Could something perhaps be added with respect to chromatic polynomials with complex roots, such as the cp of the petersen graph?

[edit] Tutte polynomial etc.

The Tutte polynomial of a matroid might be worth mentioning, since it's a sort of generalization of the chromatic polynomial. LDH 05:05, 14 April 2007 (UTC)

[edit] Welsh and Powell - note

Could someone find a better example to illustrate the non-optimality of Welsh-Powell algorithm? The example with the star is plainly wrong... Making the steps of the algorithm listed in the article will color the star with 2 colors. —The preceding unsigned comment was added by 83.131.41.128 (talk) 17:11, 1 May 2007 (UTC).

[edit] Colouring Squares, Triangles and Hexagons

query - is this the correct article for this item -

The 2-section-Square in 2 colours has 3 forms (a2, ab, b2); at 3 colours there are 6 forms; at 4 colours there are 10 colours. The numbers alter if rotational or reflection variants are or are not allowed.

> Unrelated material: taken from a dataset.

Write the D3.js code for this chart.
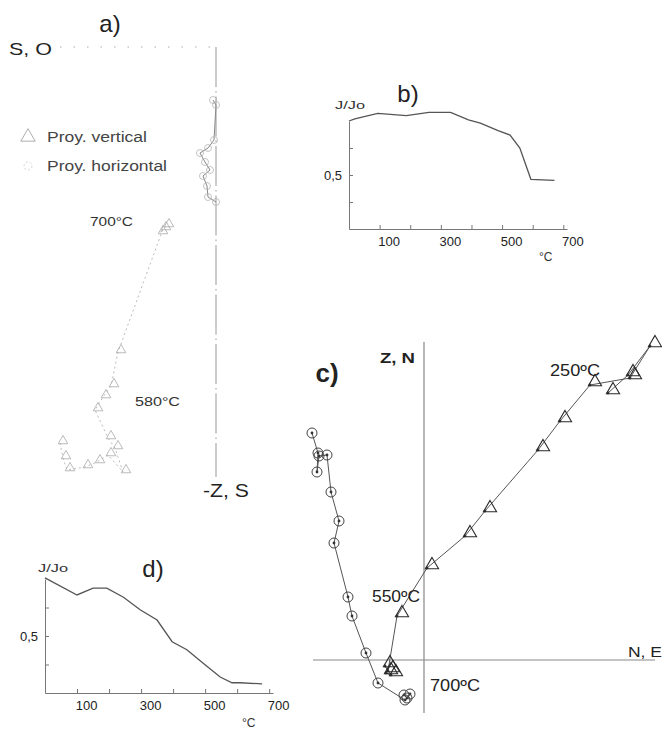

The 4-section-Square in 2 colours has 6 forms; in 3 colours there are 24 forms;

The 3-section-Triangle in 2 colours has 4 forms; in 3 colours it has 13 forms depending as to whether 'abc' is "the same" as 'acb'.

The 6-section-Hexagon in 2 colours has 13 forms;

There are opportunities for using these to make puzzles and for other recreational mathematics JK-Salisbury 86.160.138.236 (talk) 14:08, 3 June 2008 (UTC)

You want to count the number of different colorings of small cycle graphs? The closest I can think of to a correct article for that would be chromatic polynomial, although it does not factor out the symmetries. —David Eppstein (talk) 14:49, 3 June 2008 (UTC)